INFORMATION SUPPLIED
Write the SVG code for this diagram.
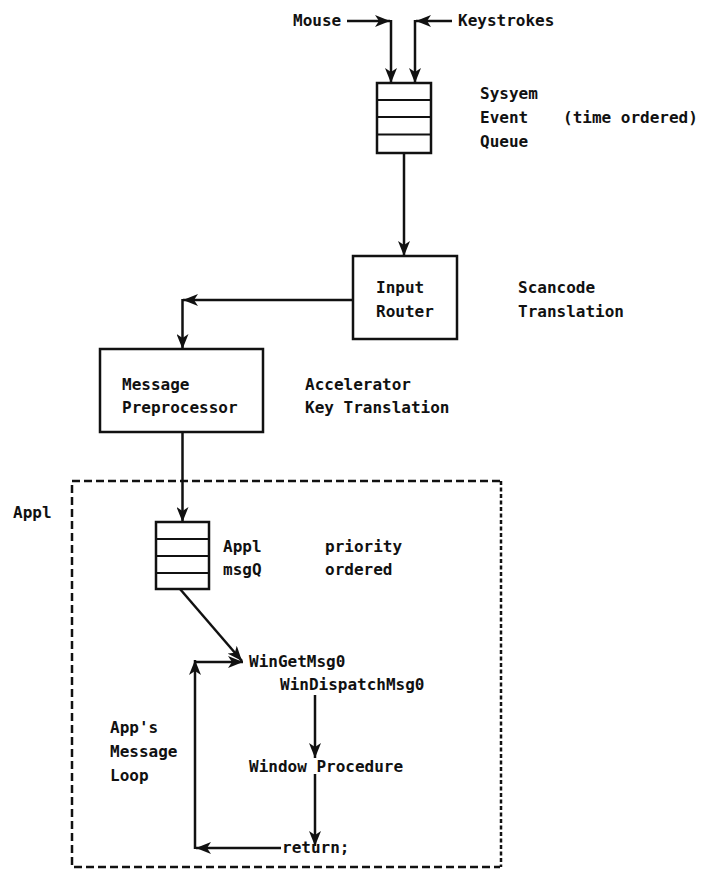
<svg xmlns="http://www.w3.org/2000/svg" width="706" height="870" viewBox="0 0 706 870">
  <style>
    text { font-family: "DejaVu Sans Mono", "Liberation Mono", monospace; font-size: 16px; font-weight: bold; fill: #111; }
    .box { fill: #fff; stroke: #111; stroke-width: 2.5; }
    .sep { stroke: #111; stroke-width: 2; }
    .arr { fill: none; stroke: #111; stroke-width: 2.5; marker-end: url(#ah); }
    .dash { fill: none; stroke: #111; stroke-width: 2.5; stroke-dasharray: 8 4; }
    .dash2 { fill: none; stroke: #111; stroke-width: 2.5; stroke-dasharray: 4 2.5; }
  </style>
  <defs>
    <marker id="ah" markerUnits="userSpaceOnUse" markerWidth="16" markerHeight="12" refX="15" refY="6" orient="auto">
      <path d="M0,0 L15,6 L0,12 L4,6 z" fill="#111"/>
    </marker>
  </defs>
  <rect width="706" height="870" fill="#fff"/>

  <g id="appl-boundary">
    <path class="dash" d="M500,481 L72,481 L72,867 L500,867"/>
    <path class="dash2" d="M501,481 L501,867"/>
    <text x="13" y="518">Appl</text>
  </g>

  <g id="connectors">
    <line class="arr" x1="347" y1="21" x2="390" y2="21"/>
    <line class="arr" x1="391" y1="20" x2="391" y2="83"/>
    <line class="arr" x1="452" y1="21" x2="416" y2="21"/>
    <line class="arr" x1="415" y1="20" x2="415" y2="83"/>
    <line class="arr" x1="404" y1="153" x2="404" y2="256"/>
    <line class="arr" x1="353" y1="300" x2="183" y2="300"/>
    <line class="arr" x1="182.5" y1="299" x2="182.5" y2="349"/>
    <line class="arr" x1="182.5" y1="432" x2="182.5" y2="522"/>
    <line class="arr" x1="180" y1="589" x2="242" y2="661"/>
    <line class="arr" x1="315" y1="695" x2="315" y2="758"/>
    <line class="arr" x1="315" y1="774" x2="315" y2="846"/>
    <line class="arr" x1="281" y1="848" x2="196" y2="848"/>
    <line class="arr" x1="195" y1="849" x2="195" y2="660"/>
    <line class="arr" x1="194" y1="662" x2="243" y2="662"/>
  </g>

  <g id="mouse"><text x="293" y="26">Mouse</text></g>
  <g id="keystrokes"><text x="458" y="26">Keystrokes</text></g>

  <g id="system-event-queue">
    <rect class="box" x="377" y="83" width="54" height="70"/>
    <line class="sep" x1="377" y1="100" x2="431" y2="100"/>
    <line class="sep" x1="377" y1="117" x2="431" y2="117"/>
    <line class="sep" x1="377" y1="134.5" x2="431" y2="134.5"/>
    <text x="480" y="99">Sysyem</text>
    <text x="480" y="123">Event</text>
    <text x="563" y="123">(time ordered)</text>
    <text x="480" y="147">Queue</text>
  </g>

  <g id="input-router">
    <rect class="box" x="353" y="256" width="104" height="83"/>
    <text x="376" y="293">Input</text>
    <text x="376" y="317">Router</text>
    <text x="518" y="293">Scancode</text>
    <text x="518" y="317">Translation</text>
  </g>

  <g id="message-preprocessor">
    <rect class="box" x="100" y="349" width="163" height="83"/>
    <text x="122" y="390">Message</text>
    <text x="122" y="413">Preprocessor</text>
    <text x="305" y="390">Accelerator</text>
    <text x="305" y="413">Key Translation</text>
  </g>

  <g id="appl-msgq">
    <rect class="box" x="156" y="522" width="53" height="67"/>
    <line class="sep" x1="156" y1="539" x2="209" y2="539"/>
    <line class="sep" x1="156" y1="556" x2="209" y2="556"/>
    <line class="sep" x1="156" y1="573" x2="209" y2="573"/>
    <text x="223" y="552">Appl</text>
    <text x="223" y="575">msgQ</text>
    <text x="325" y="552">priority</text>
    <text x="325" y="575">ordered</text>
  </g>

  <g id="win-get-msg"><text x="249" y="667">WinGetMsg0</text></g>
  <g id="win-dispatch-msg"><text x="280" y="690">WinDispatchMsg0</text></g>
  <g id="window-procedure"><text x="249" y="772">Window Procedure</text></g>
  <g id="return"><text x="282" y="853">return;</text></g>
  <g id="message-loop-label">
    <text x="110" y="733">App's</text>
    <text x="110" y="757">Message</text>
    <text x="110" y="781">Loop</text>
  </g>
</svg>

TO DO
Omit every picture, then reproduce the rest of the listing exactly.

COMPLETED TASK
Write the SVG code for this diagram.
<svg xmlns="http://www.w3.org/2000/svg" width="706" height="870" viewBox="0 0 706 870">
  <style>
    text { font-family: "DejaVu Sans Mono", "Liberation Mono", monospace; font-size: 16px; font-weight: bold; fill: #111; }
    .box { fill: #fff; stroke: #111; stroke-width: 2.5; }
    .sep { stroke: #111; stroke-width: 2; }
    .arr { fill: none; stroke: #111; stroke-width: 2.5; marker-end: url(#ah); }
    .dash { fill: none; stroke: #111; stroke-width: 2.5; stroke-dasharray: 8 4; }
    .dash2 { fill: none; stroke: #111; stroke-width: 2.5; stroke-dasharray: 4 2.5; }
  </style>
  <defs>
    <marker id="ah" markerUnits="userSpaceOnUse" markerWidth="16" markerHeight="12" refX="15" refY="6" orient="auto">
      <path d="M0,0 L15,6 L0,12 L4,6 z" fill="#111"/>
    </marker>
  </defs>
  <rect width="706" height="870" fill="#fff"/>

  <g id="appl-boundary">
    <path class="dash" d="M500,481 L72,481 L72,867 L500,867"/>
    <path class="dash2" d="M501,481 L501,867"/>
    <text x="13" y="518">Appl</text>
  </g>

  <g id="connectors">
    <line class="arr" x1="347" y1="21" x2="390" y2="21"/>
    <line class="arr" x1="391" y1="20" x2="391" y2="83"/>
    <line class="arr" x1="452" y1="21" x2="416" y2="21"/>
    <line class="arr" x1="415" y1="20" x2="415" y2="83"/>
    <line class="arr" x1="404" y1="153" x2="404" y2="256"/>
    <line class="arr" x1="353" y1="300" x2="183" y2="300"/>
    <line class="arr" x1="182.5" y1="299" x2="182.5" y2="349"/>
    <line class="arr" x1="182.5" y1="432" x2="182.5" y2="522"/>
    <line class="arr" x1="180" y1="589" x2="242" y2="661"/>
    <line class="arr" x1="315" y1="695" x2="315" y2="758"/>
    <line class="arr" x1="315" y1="774" x2="315" y2="846"/>
    <line class="arr" x1="281" y1="848" x2="196" y2="848"/>
    <line class="arr" x1="195" y1="849" x2="195" y2="660"/>
    <line class="arr" x1="194" y1="662" x2="243" y2="662"/>
  </g>

  <g id="mouse"><text x="293" y="26">Mouse</text></g>
  <g id="keystrokes"><text x="458" y="26">Keystrokes</text></g>

  <g id="system-event-queue">
    <rect class="box" x="377" y="83" width="54" height="70"/>
    <line class="sep" x1="377" y1="100" x2="431" y2="100"/>
    <line class="sep" x1="377" y1="117" x2="431" y2="117"/>
    <line class="sep" x1="377" y1="134.5" x2="431" y2="134.5"/>
    <text x="480" y="99">Sysyem</text>
    <text x="480" y="123">Event</text>
    <text x="563" y="123">(time ordered)</text>
    <text x="480" y="147">Queue</text>
  </g>

  <g id="input-router">
    <rect class="box" x="353" y="256" width="104" height="83"/>
    <text x="376" y="293">Input</text>
    <text x="376" y="317">Router</text>
    <text x="518" y="293">Scancode</text>
    <text x="518" y="317">Translation</text>
  </g>

  <g id="message-preprocessor">
    <rect class="box" x="100" y="349" width="163" height="83"/>
    <text x="122" y="390">Message</text>
    <text x="122" y="413">Preprocessor</text>
    <text x="305" y="390">Accelerator</text>
    <text x="305" y="413">Key Translation</text>
  </g>

  <g id="appl-msgq">
    <rect class="box" x="156" y="522" width="53" height="67"/>
    <line class="sep" x1="156" y1="539" x2="209" y2="539"/>
    <line class="sep" x1="156" y1="556" x2="209" y2="556"/>
    <line class="sep" x1="156" y1="573" x2="209" y2="573"/>
    <text x="223" y="552">Appl</text>
    <text x="223" y="575">msgQ</text>
    <text x="325" y="552">priority</text>
    <text x="325" y="575">ordered</text>
  </g>

  <g id="win-get-msg"><text x="249" y="667">WinGetMsg0</text></g>
  <g id="win-dispatch-msg"><text x="280" y="690">WinDispatchMsg0</text></g>
  <g id="window-procedure"><text x="249" y="772">Window Procedure</text></g>
  <g id="return"><text x="282" y="853">return;</text></g>
  <g id="message-loop-label">
    <text x="110" y="733">App's</text>
    <text x="110" y="757">Message</text>
    <text x="110" y="781">Loop</text>
  </g>
</svg>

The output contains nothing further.